Jason Schwartz, a professor at the Yale School of Public Health and a co-chair of the panel’s science subgroup, said he and others are proud of the work they’ve done – reviewing the safety and efficacy of coronavirus vaccines and making recommendations on whether Connecticut should embrace them. Members of the subcommittee also participated in online forums and other outreach.

“Our subcommittee really did look extensively at all three vaccines as they were moving toward authorization. We looked at hundreds of pages of filings and data and reports around each of those vaccines,” Schwartz said. “We met openly to discuss them and made formal, written recommendations to the governor and to the [main] advisory group.”

But while some members had a clear mission, others on the advisory panel and its subgroups said they were unsure about their roles or felt they didn’t have a voice.

“I didn’t feel valued, to be honest,” Anderson said. “There wasn’t really a knowledge of people who were on the committee, who could give more input in terms of what kinds of things really do work.”

Anderson said she was asked to do certain types of outreach she already had been doing through her organization.

“I think a better way of going about it would be understanding who is on your committee, why are they on the committee, and how you can leverage their work and expertise,” she said.

Anderson also had hoped to see more engagement in communities of color, especially one-on-one interactions, as the advisory group did its work.

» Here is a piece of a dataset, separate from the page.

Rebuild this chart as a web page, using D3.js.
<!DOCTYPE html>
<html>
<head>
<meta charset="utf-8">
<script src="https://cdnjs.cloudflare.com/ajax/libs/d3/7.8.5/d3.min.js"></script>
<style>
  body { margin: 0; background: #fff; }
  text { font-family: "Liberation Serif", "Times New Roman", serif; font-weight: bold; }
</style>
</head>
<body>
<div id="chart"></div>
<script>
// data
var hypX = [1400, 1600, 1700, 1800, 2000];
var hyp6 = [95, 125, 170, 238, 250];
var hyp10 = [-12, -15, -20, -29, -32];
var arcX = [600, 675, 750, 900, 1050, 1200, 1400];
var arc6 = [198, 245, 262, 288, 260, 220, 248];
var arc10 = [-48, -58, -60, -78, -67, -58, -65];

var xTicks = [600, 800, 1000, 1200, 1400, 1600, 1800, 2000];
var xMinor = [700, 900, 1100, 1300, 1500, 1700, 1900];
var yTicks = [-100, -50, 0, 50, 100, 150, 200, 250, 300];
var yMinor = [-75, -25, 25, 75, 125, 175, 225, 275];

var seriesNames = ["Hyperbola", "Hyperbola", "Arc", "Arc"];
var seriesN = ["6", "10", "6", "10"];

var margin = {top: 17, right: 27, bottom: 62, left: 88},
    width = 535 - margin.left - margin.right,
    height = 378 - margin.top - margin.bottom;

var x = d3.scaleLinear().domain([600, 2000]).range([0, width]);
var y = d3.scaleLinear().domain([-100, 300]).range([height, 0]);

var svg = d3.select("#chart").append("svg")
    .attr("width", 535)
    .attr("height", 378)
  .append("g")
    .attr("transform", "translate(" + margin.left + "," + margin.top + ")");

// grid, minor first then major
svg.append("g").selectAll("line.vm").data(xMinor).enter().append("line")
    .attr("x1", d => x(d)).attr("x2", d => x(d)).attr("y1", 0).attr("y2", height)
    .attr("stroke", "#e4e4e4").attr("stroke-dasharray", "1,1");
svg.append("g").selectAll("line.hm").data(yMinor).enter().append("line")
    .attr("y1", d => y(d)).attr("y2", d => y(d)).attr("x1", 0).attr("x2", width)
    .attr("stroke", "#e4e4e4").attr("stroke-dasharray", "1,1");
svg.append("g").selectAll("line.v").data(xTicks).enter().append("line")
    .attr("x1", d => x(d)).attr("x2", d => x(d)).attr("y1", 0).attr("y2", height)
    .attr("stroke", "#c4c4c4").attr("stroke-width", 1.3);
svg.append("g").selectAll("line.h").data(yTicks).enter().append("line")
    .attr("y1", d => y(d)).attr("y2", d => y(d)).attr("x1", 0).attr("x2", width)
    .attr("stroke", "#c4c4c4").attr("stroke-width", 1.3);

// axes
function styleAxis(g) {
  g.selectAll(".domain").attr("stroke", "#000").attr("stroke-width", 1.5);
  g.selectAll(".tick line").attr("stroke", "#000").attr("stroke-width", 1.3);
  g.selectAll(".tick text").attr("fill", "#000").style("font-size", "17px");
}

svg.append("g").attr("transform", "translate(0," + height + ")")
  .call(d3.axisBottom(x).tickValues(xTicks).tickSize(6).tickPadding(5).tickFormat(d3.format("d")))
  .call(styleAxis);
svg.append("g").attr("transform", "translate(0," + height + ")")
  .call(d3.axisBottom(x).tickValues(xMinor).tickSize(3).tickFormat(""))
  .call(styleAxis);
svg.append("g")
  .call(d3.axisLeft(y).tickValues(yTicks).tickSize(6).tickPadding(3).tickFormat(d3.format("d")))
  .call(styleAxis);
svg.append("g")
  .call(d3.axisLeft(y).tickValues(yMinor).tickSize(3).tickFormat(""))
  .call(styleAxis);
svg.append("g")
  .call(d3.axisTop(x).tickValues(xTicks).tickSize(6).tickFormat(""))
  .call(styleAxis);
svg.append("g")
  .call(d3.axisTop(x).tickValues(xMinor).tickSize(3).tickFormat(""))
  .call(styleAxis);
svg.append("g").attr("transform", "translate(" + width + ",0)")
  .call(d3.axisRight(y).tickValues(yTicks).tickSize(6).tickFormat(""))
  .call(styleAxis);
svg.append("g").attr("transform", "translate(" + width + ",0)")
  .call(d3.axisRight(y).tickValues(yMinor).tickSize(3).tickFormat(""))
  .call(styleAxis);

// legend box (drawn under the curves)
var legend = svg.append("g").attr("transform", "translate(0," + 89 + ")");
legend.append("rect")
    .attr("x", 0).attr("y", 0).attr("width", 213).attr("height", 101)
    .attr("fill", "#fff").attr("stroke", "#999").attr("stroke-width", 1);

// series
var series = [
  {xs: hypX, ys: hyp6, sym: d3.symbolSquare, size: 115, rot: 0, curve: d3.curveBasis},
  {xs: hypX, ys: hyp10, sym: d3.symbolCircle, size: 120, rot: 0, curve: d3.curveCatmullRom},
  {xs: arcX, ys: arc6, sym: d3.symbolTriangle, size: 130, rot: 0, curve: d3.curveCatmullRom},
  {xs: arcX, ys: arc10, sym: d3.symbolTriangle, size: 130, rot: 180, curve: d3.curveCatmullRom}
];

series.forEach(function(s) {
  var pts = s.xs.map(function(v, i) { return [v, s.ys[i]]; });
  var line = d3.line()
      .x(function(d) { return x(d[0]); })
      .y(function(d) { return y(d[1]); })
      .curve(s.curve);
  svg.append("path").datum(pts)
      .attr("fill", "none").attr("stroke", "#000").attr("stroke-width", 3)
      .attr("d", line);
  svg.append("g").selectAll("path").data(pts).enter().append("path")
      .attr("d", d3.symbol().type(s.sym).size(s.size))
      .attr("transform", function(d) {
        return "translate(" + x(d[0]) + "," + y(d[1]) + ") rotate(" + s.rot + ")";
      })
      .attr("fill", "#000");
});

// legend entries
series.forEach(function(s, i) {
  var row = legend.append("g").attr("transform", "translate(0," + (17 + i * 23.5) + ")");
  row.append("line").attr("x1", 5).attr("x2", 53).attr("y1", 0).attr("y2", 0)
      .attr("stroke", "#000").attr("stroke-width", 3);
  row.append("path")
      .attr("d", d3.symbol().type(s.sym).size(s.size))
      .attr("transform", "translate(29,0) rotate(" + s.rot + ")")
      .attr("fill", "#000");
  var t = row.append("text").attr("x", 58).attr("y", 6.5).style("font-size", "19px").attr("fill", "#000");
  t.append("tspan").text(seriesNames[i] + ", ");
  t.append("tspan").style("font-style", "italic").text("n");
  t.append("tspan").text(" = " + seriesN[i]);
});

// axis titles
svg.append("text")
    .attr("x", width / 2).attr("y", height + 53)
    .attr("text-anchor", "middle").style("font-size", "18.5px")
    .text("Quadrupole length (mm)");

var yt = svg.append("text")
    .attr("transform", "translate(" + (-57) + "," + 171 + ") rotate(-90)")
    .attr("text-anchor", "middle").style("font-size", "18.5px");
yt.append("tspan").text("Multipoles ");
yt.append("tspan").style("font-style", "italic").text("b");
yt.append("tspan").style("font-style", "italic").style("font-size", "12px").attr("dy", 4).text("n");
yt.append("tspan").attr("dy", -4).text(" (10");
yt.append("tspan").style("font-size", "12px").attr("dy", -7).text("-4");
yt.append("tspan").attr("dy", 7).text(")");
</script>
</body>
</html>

“Not everybody goes to webinars and seminars,” she said. “You would have to have a plan to do outreach by going door to door. I felt like that piece of it lacked.”

For Josh Elliott, a state representative from Hamden who served on both the main advisory group and the communications subcommittee, the process lacked structure.

“We had some really good people who were part of the subgroups, but it never really coalesced,” he said. “It was unclear from the start what the intent and goal of the task force was. It seemed like we were searching for something to do, and we never figured out exactly what that was.”

Part of the problem, some leaders acknowledged, was the size of the committees. While the science subgroup had 12 members, the allocation subcommittee had 18 and the communications subgroup had 31. For the larger groups, discussions at times became unwieldy.

“It was obviously the first time an advisory committee like this was put together,” Somers said. “There were times during the process that some committees felt like they didn’t really have the authority to trudge forward with what they were tasked to do.”

“Some of the groups were also awfully large,” she added. “It’s a lot of people to keep engaged. To try to [help people] feel as if everybody is contributing at their highest level, that’s tough.”

On standby

With recent news that use of the Johnson & Johnson vaccine is paused while officials investigate six cases of a rare clotting condition, advisory group members say they’re available should the administration need advice.

Some members are also hoping to be consulted when booster shots are rolled out, possibly this fall. Leaders at Pfizer said recently that recipients of the company’s vaccine would likely need a third dose, six to 12 months after the first two.

“There may be issues that would be reasonable for us to address, either for boosters or secondary shots,” said Lazzarini, the co-chair of the allocation subcommittee. “It depends on how the supply of those goes, how emergent it seems, all of those things.”

Schwartz has alerted the Lamont administration that he and his colleagues are ready to provide guidance on the Johnson & Johnson vaccine. The federal Advisory Committee on Immunization Practices met Wednesday but did not vote on recommendations, meaning the pause could last a week or longer.

“At the moment, the federal health agencies … are well positioned to evaluate the evidence regarding the J&J vaccine and update their recommendations accordingly,” Schwartz said. “After we all hear from those agencies and their advisory committees in the next few days, we’ll remain available to help the state in any way that they request.”